Panel will study whether climate change is national security threat
WASHINGTON » President Donald Trump is preparing to establish a panel to examine whether climate change affects national security, despite reports from his own government showing human-caused global warming is a growing threat to the nation’s economy, health and security.
According to a White House memo dated Feb. 14, Trump’s staff members have drafted an executive order to create a 12-member committee, which will include a White House adviser, Dr. William Happer, whose views are at odds with the established scientific consensus that carbon dioxide pollution is dangerous for the planet. The memo attempts to cast doubt on multiple scientific and defense reports that have already concluded climate change poses a significant threat to national security. The efforts to establish the panel appears to be the latest step by the Trump administration to play down or distort the established scientific consensus on the effect of climate change, as Trump rolls back Obama-era climate change regulations.
Critics of the effort to create the new panel pointed to the inclusion of Happer, a Princeton physicist who serves on the White House National Security Council. Happer has gained notoriety in the scientific community for his statements that carbon dioxide is beneficial to humanity.
The memo cast doubt on the multiple scientific and defense reports concluding climate change poses a significant threat to national security, saying the reports “have not undergone a rigorous independent and adversarial peer review to examine the certainties and uncertainties of climate science, as well as implications for national security.”

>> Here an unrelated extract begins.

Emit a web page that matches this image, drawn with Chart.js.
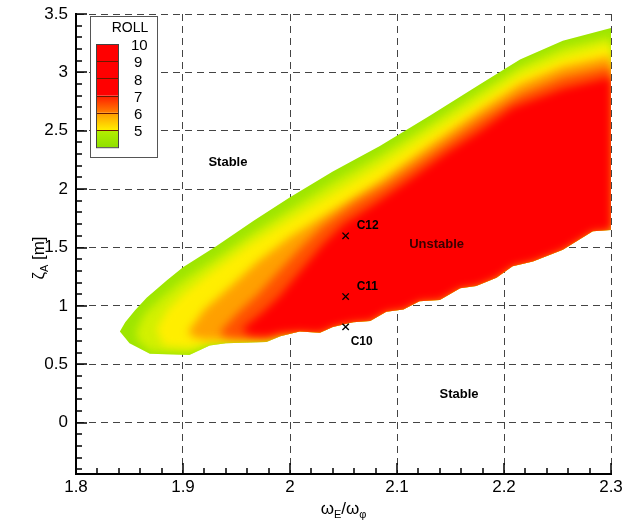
<!DOCTYPE html>
<html>
<head>
<meta charset="utf-8">
<script src="https://cdn.jsdelivr.net/npm/chart.js@4/dist/chart.umd.min.js"></script>
<style>
  html, body { margin: 0; padding: 0; background: #fff; }
</style>
</head>
<body>
<canvas id="roll" width="629" height="521"></canvas>
<script>
const xTicks = [1.8, 1.9, 2.0, 2.1, 2.2, 2.3];
const yTicks = [0, 0.5, 1, 1.5, 2, 2.5, 3, 3.5];
const rollLevels = [10, 9, 8, 7, 6, 5];

// bottom edge of the unstable zone, right part (same for every level)
const bottomEdge = [[2.300,1.65],[2.283,1.64],[2.255,1.48],[2.227,1.38],[2.208,1.34],[2.193,1.24],[2.174,1.17],[2.159,1.15],[2.140,1.05],[2.121,1.04],[2.106,0.97],[2.090,0.95],[2.075,0.87],[2.059,0.86],[2.040,0.82],[2.028,0.77],[2.009,0.78]];

// contour levels: top side from the tip to x = 2.3, then the left part of the bottom
const roll5Top = [[1.841,0.78],[1.846,0.86],[1.855,0.96],[1.866,1.07],[1.885,1.22],[1.900,1.33],[1.931,1.51],[1.966,1.73],[2.000,1.93],[2.040,2.15],[2.084,2.37],[2.131,2.63],[2.178,2.90],[2.215,3.11],[2.255,3.27],[2.300,3.38]];
const roll5Low = [[1.991,0.74],[1.978,0.69],[1.940,0.68],[1.925,0.66],[1.906,0.58],[1.869,0.59],[1.850,0.68]];

const roll55Top = [[1.856,0.78],[1.864,0.93],[1.880,1.07],[1.900,1.22],[1.931,1.41],[1.966,1.63],[2.000,1.83],[2.040,2.06],[2.084,2.29],[2.131,2.56],[2.178,2.84],[2.215,3.05],[2.255,3.21],[2.300,3.31]];
const roll55Low = [[1.991,0.75],[1.978,0.70],[1.940,0.69],[1.925,0.67],[1.906,0.60],[1.870,0.61],[1.858,0.70]];

const roll6Top = [[1.875,0.80],[1.885,0.96],[1.900,1.10],[1.925,1.28],[1.963,1.53],[2.000,1.74],[2.040,1.96],[2.084,2.20],[2.131,2.48],[2.178,2.76],[2.215,2.98],[2.255,3.13],[2.300,3.24]];
const roll6Low = [[1.991,0.755],[1.978,0.71],[1.940,0.70],[1.925,0.69],[1.906,0.64],[1.882,0.66]];

const roll65Top = [[1.905,0.78],[1.920,0.97],[1.945,1.17],[1.970,1.38],[2.000,1.59],[2.040,1.82],[2.084,2.07],[2.131,2.38],[2.178,2.68],[2.215,2.90],[2.255,3.05],[2.300,3.14]];
const roll65Low = [[1.991,0.76],[1.978,0.72],[1.945,0.71],[1.920,0.71],[1.908,0.74]];

const roll7Top = [[1.935,0.78],[1.950,0.93],[1.970,1.10],[1.990,1.30],[2.010,1.50],[2.030,1.68],[2.060,1.88],[2.090,2.04],[2.131,2.30],[2.178,2.60],[2.215,2.81],[2.255,2.96],[2.300,3.05]];
const roll7Low = [[1.991,0.76],[1.978,0.725],[1.950,0.72],[1.937,0.74]];

const roll8Top = [[1.955,0.80],[1.975,0.95],[1.990,1.08],[2.010,1.30],[2.030,1.52],[2.050,1.70],[2.080,1.88],[2.110,2.07],[2.146,2.31],[2.178,2.50],[2.208,2.70],[2.255,2.86],[2.300,2.96]];
const roll8Low = [[1.991,0.77],[1.978,0.74],[1.962,0.75]];

const caseNames = ['C10', 'C11', 'C12'];
const caseX = [2.052, 2.052, 2.052];
const caseY = [0.82, 1.08, 1.60];

const zoneNames = ['Stable', 'Unstable', 'Stable'];
const zoneX = [1.942, 2.137, 2.158];
const zoneY = [2.23, 1.53, 0.24];

const FONT = "'Liberation Sans', Arial, sans-serif";

const shape = (top, low) => top.concat(bottomEdge, low).map(([x, y]) => ({x, y}));
const outline = shape(roll5Top, roll5Low);

function layer(label, top, low, color, order, soft) {
    return {
        label: label,
        data: shape(top, low),
        showLine: true,
        fill: 'shape',
        backgroundColor: color,
        borderColor: 'rgba(0,0,0,0)',
        borderWidth: 0,
        pointRadius: 0,
        tension: 0,
        order: order,
        soft: soft
    };
}

// inner levels get blurred and clipped to the outer contour
const softEdges = {
    id: 'softEdges',
    beforeDatasetDraw(chart, args) {
        if (!chart.data.datasets[args.index].soft) return;
        const {ctx, scales: {x, y}} = chart;
        ctx.save();
        ctx.beginPath();
        outline.forEach((p, i) => {
            const px = x.getPixelForValue(p.x), py = y.getPixelForValue(p.y);
            if (i) ctx.lineTo(px, py); else ctx.moveTo(px, py);
        });
        ctx.closePath();
        ctx.clip();
        ctx.filter = 'blur(4px)';
    },
    afterDatasetDraw(chart, args) {
        if (chart.data.datasets[args.index].soft) chart.ctx.restore();
    }
};

// filler has to run after the blur setup
if (Chart.Filler) {
    Chart.unregister(Chart.Filler);
    Chart.register(softEdges, Chart.Filler);
} else {
    Chart.register(softEdges);
}

// inward major and minor ticks
const axisTicks = {
    id: 'axisTicks',
    afterDraw(chart) {
        const {ctx, chartArea: a, scales: {x, y}} = chart;
        ctx.save();
        ctx.setLineDash([]);
        ctx.filter = 'none';
        ctx.strokeStyle = '#000';
        ctx.lineWidth = 1.5;
        ctx.beginPath();
        for (let i = 0; i <= 25; i++) {
            const px = Math.round(x.getPixelForValue(1.8 + i * 0.02));
            ctx.moveTo(px, a.bottom);
            ctx.lineTo(px, a.bottom - (i % 5 === 0 ? 11 : 6));
        }
        for (let i = -4; i <= 35; i++) {
            const py = Math.round(y.getPixelForValue(i / 10));
            ctx.moveTo(a.left, py);
            ctx.lineTo(a.left + (i % 5 === 0 ? 11 : 6), py);
        }
        ctx.stroke();
        ctx.restore();
    }
};

const decorations = {
    id: 'decorations',
    afterDraw(chart) {
        const {ctx, chartArea: a, scales: {x, y}} = chart;
        ctx.save();

        // zone labels
        ctx.textAlign = 'center';
        ctx.textBaseline = 'middle';
        ctx.font = 'bold 13px ' + FONT;
        zoneNames.forEach((t, i) => {
            ctx.fillStyle = t === 'Unstable' ? '#3a0000' : '#000';
            ctx.fillText(t, x.getPixelForValue(zoneX[i]), y.getPixelForValue(zoneY[i]));
        });

        // case labels
        ctx.fillStyle = '#000';
        ctx.font = 'bold 12px ' + FONT;
        ctx.textAlign = 'left';
        caseNames.forEach((t, i) => {
            const px = x.getPixelForValue(caseX[i]), py = y.getPixelForValue(caseY[i]);
            if (i === 0) ctx.fillText(t, px + 5, py + 15);
            else ctx.fillText(t, px + 11, py - 10);
        });

        // axis titles
        ctx.textAlign = 'left';
        ctx.textBaseline = 'alphabetic';
        const big = '17px ' + FONT, sub = '11px ' + FONT;
        const parts = [['ω', false], ['E', true], ['/ω', false], ['φ', true]];
        let w = 0;
        parts.forEach(([t, s]) => { ctx.font = s ? sub : big; w += ctx.measureText(t).width; });
        let cx = (a.left + a.right) / 2 - w / 2;
        parts.forEach(([t, s]) => {
            ctx.font = s ? sub : big;
            ctx.fillText(t, cx, s ? 518 : 514);
            cx += ctx.measureText(t).width;
        });

        ctx.translate(44, 258);
        ctx.rotate(-Math.PI / 2);
        const yparts = [['ζ', false], ['A', true], [' [m]', false]];
        w = 0;
        yparts.forEach(([t, s]) => { ctx.font = s ? sub : big; w += ctx.measureText(t).width; });
        cx = -w / 2;
        yparts.forEach(([t, s]) => {
            ctx.font = s ? sub : big;
            ctx.fillText(t, cx, s ? 4 : 0);
            cx += ctx.measureText(t).width;
        });
        ctx.restore();

        // legend box
        ctx.save();
        ctx.fillStyle = '#fff';
        ctx.fillRect(90.5, 16.5, 67, 141);
        ctx.strokeStyle = '#555';
        ctx.lineWidth = 1;
        ctx.strokeRect(90.5, 16.5, 67, 141);
        ctx.fillStyle = '#000';
        ctx.font = '14px ' + FONT;
        ctx.textAlign = 'center';
        ctx.textBaseline = 'middle';
        ctx.fillText('ROLL', 130, 28);

        const barTop = 44, step = 17.2, barL = 96, barW = 22;
        const fills = [['#ff0000', '#ff0000'], ['#ff0000', '#ff0000'], ['#ff0000', '#ff0000'],
                       ['#ff1a00', '#ff8000'], ['#ff9900', '#ffee00'], ['#b4f000', '#90e000']];
        fills.forEach(([c1, c2], i) => {
            const t = barTop + i * step;
            const g = ctx.createLinearGradient(0, t, 0, t + step);
            g.addColorStop(0, c1);
            g.addColorStop(1, c2);
            ctx.fillStyle = g;
            ctx.fillRect(barL, t, barW, step);
        });
        ctx.strokeStyle = '#6a1a00';
        ctx.beginPath();
        for (let i = 1; i < fills.length; i++) {
            const t = Math.round(barTop + i * step) + 0.5;
            ctx.moveTo(barL, t);
            ctx.lineTo(barL + barW, t);
        }
        ctx.stroke();
        ctx.strokeStyle = '#444';
        ctx.strokeRect(barL + 0.5, barTop + 0.5, barW, step * fills.length);

        ctx.fillStyle = '#000';
        ctx.font = '15px ' + FONT;
        ctx.textAlign = 'left';
        rollLevels.forEach((lv, i) => {
            ctx.fillText(String(lv), lv === 10 ? 131 : 134, barTop + 2 + i * step);
        });
        ctx.restore();
    }
};

const fmt = v => String(Math.round(v * 10) / 10);

new Chart(document.getElementById('roll'), {
    type: 'scatter',
    data: {
        datasets: [
            {
                label: 'cases',
                data: caseX.map((x, i) => ({x, y: caseY[i]})),
                pointStyle: 'crossRot',
                pointRadius: 4.5,
                borderColor: '#000',
                borderWidth: 1.3,
                backgroundColor: '#000',
                order: 0
            },
            layer('roll 8', roll8Top, roll8Low, '#ff0000', 1, true),
            layer('roll 7', roll7Top, roll7Low, '#ff5200', 2, true),
            layer('roll 6.5', roll65Top, roll65Low, '#ffa000', 3, true),
            layer('roll 6', roll6Top, roll6Low, '#ffee00', 4, true),
            layer('roll 5.5', roll55Top, roll55Low, '#d2f000', 5, true),
            layer('roll 5', roll5Top, roll5Low, '#9ee600', 6, false)
        ]
    },
    options: {
        responsive: false,
        animation: false,
        devicePixelRatio: 1,
        layout: { padding: { left: 0, top: 14, right: 18, bottom: 0 } },
        plugins: {
            legend: { display: false },
            tooltip: { enabled: false }
        },
        scales: {
            x: {
                type: 'linear',
                min: 1.8,
                max: 2.3,
                afterBuildTicks: s => { s.ticks = xTicks.map(v => ({value: v})); },
                afterFit: s => { s.height = 47; },
                ticks: { color: '#000', font: { family: FONT, size: 17 }, padding: 3, callback: fmt, maxRotation: 0 },
                grid: { color: '#444', lineWidth: 1, drawTicks: false },
                border: { display: true, color: '#000', width: 2, dash: [7, 5] }
            },
            y: {
                type: 'linear',
                min: -0.44,
                max: 3.5,
                afterBuildTicks: s => { s.ticks = yTicks.map(v => ({value: v})); },
                afterFit: s => { s.width = 76; s.paddingTop = 0; s.paddingBottom = 0; },
                ticks: { color: '#000', font: { family: FONT, size: 17 }, padding: 8, callback: fmt },
                grid: { color: '#444', lineWidth: 1, drawTicks: false },
                border: { display: true, color: '#000', width: 2, dash: [7, 5] }
            }
        }
    },
    plugins: [axisTicks, decorations]
});
</script>
</body>
</html>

Scientists defended the research. “The link between climate science and national security has been closely studied for over a decade at the highest levels of the U.S. government — by scientists, the Defense Department and intelligence agencies, and all those studies have made a strong case that various aspects of climate change have an effect on national security,” said Dr. Michael Oppenheimer, a professor of geosciences and international affairs at Princeton.